Facebook Banning ICO Ads Is ‘Good for the Industry’

Samantha Yap
Last updated: | 2 min read

Blockchain media experts support Facebook’s decision to ban all ads that promote cryptocurrencies and initial coin offerings (ICOs).

“Facebook banning ICO ads is good for the industry in the long run. The ability to promote potentially scammy ICOs with ads that the general public may get duped by would ultimately hurt ICOs as a whole,” Margaux Avedisian, executive vice president of Transform Group, a U.S.-based PR firm with a focus on blockchain companies, told Cryptonews.com.

In its new advertising policy, Facebook outlines that it will prohibit ads that “promote financial products and services that are frequently associated with misleading or deceptive promotional practices.”

Katie Olver, founder of UK-based Cryptoland PR, reiterated that the ban of ICOs ads was a much-needed measure.

“It is intended to help reduce the number of scams and protect unsophisticated investors from losing a lot of money,” she said.

Amy Karr, co-founder of blockchain and cryptocurrency firm Ventus, also fully supports Facebook banning ICO ads to protect the growing cryptocurrency community. She thinks the new regulation will make it much harder for cryptocurrency and blockchain scams to thrive and will only have positive results for the industry as a whole.

“It encourages more investors to do their own research and invest in blockchain projects they truly believe in,” she said.

While this ban may impact the advertising industry, Avedisian says it will not harm the PR and journalism industries because of the checks routinely made on each featured company.

“In PR and journalism, we have checks to try and prevent advocating for scams. The PR firm does due diligence as well as the reporter writing the story,” she said.

Unacceptable Headlines

“Use your retirement funds to buy Bitcoin!” and, “Click here to learn more about our no-risk cryptocurrency that enables instant payments to anyone in the world,” are examples of misleading headlines given by the Facebook advertising page.

“If your knowledge on cryptocurrency is low, you tend to get influenced by these articles [on Facebook] on a daily basis,” Jeff Park, consumer trend research professional at Seoul based LG Science Park R&D Center, told Cryptonews.com.

According to Park, when people see a short post on Facebook with a screen capture of a successful investor who’s made six figures on a single trade, they can be easily convinced to jump into the crypto-arena.
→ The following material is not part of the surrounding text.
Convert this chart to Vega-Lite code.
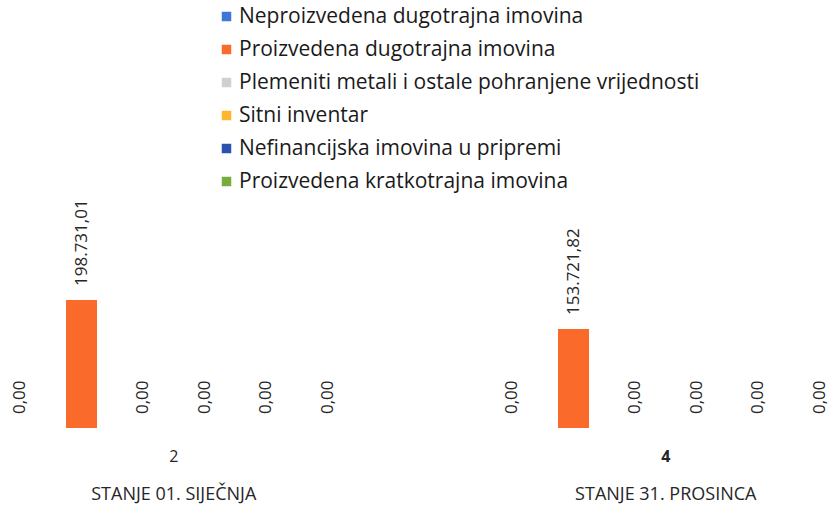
{
  "$schema": "https://vega.github.io/schema/vega-lite/v6.json",
  "width": 835,
  "height": 428,
  "padding": {"left": 0, "top": 0, "right": 0, "bottom": 82},
  "autosize": {"type": "none"},
  "background": "white",
  "config": {
    "view": {"stroke": null},
    "locale": {"number": {"decimal": ",", "thousands": ".", "grouping": [3], "currency": ["", " €"]}},
    "font": "Open Sans"
  },
  "data": {
    "values": [
      {"stanje": "STANJE 01. SIJEČNJA", "oznaka": "2", "vrsta": "Neproizvedena dugotrajna imovina", "iznos": 0},
      {"stanje": "STANJE 01. SIJEČNJA", "oznaka": "2", "vrsta": "Proizvedena dugotrajna imovina", "iznos": 198731.01},
      {"stanje": "STANJE 01. SIJEČNJA", "oznaka": "2", "vrsta": "Plemeniti metali i ostale pohranjene vrijednosti", "iznos": 0},
      {"stanje": "STANJE 01. SIJEČNJA", "oznaka": "2", "vrsta": "Sitni inventar", "iznos": 0},
      {"stanje": "STANJE 01. SIJEČNJA", "oznaka": "2", "vrsta": "Nefinancijska imovina u pripremi", "iznos": 0},
      {"stanje": "STANJE 01. SIJEČNJA", "oznaka": "2", "vrsta": "Proizvedena kratkotrajna imovina", "iznos": 0},
      {"stanje": "STANJE 31. PROSINCA", "oznaka": "4", "vrsta": "Neproizvedena dugotrajna imovina", "iznos": 0},
      {"stanje": "STANJE 31. PROSINCA", "oznaka": "4", "vrsta": "Proizvedena dugotrajna imovina", "iznos": 153721.82},
      {"stanje": "STANJE 31. PROSINCA", "oznaka": "4", "vrsta": "Plemeniti metali i ostale pohranjene vrijednosti", "iznos": 0},
      {"stanje": "STANJE 31. PROSINCA", "oznaka": "4", "vrsta": "Sitni inventar", "iznos": 0},
      {"stanje": "STANJE 31. PROSINCA", "oznaka": "4", "vrsta": "Nefinancijska imovina u pripremi", "iznos": 0},
      {"stanje": "STANJE 31. PROSINCA", "oznaka": "4", "vrsta": "Proizvedena kratkotrajna imovina", "iznos": 0}
    ]
  },
  "encoding": {
    "xOffset": {
      "field": "vrsta",
      "type": "nominal",
      "sort": ["Neproizvedena dugotrajna imovina", "Proizvedena dugotrajna imovina", "Plemeniti metali i ostale pohranjene vrijednosti", "Sitni inventar", "Nefinancijska imovina u pripremi", "Proizvedena kratkotrajna imovina"],
      "scale": {"paddingInner": 0.496, "paddingOuter": 0}
    },
    "y": {
      "field": "iznos",
      "type": "quantitative",
      "scale": {"domain": [0, 664500], "nice": false},
      "axis": null
    }
  },
  "layer": [
    {
      "mark": {"type": "bar"},
      "encoding": {
        "x": {
          "field": "stanje",
          "type": "nominal",
          "scale": {"paddingInner": 0.312, "paddingOuter": 0.0046, "align": 1},
          "axis": {
            "orient": "bottom",
            "title": null,
            "domain": false,
            "ticks": false,
            "labelAngle": 0,
            "labelPadding": 20,
            "labelFontSize": 16,
            "labelColor": "#262626",
            "labelFont": "Open Sans",
            "labelFontWeight": {"condition": {"test": "datum.value == 'STANJE 31. PROSINCA'", "value": "bold"}, "value": "normal"},
            "labelExpr": "datum.label == 'STANJE 01. SIJEČNJA' ? '2' : '4'"
          }
        },
        "color": {
          "field": "vrsta",
          "type": "nominal",
          "scale": {
            "domain": ["Neproizvedena dugotrajna imovina", "Proizvedena dugotrajna imovina", "Plemeniti metali i ostale pohranjene vrijednosti", "Sitni inventar", "Nefinancijska imovina u pripremi", "Proizvedena kratkotrajna imovina"],
            "range": ["#3D78D6", "#F96A2B", "#D0D0D0", "#FFB62C", "#2A52AE", "#78AD3E"]
          },
          "legend": {
            "title": null,
            "orient": "none",
            "legendX": 216,
            "legendY": 6,
            "direction": "vertical",
            "symbolType": "square",
            "symbolSize": 90,
            "symbolStrokeWidth": 0,
            "labelFontSize": 21,
            "labelFont": "Open Sans",
            "labelColor": "#1a1a1a",
            "labelOffset": 2,
            "rowPadding": 11,
            "labelLimit": 700
          }
        }
      }
    },
    {
      "mark": {"type": "text", "angle": 270, "align": "left", "baseline": "middle", "dx": 14, "fontSize": 17, "font": "Open Sans", "color": "#262626"},
      "encoding": {
        "x": {
          "field": "stanje",
          "type": "nominal",
          "axis": {
            "orient": "bottom",
            "title": null,
            "domain": false,
            "ticks": false,
            "labelAngle": 0,
            "labelPadding": 57,
            "labelFontSize": 18,
            "labelLimit": 400,
            "labelOverlap": false,
            "labelColor": "#262626",
            "labelFont": "Open Sans"
          }
        },
        "text": {"field": "iznos", "type": "quantitative", "format": ",.2f"}
      }
    }
  ],
  "resolve": {"axis": {"x": "independent"}}
}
“It is not easy for young millennials to stop and think that rash investment is wrong when you have someone in your office boasting that he or she has made serious money through Ethereum or Ripple. It’s like tobacco or alcohol. You know that they are bad and could cost you a pretty penny, but you just can’t help yourself,” Park added.

Park said the Facebook ban will have less impact in South Korea than in the U.S. because Koreans rely more on word-of-mouth and primary sources. He points out other platforms that can still be used for advertising crypto projects:

“If Facebook is for fun, earned media such as online communities and mobile messenger app platforms are the real deal in Korea. DC Inside, originally a harmless online blog community dedicated to photography, has so many members that it has content for almost all topics. Same for dating apps, professional apps, game apps and many others. They all have sections for Bitcoin.”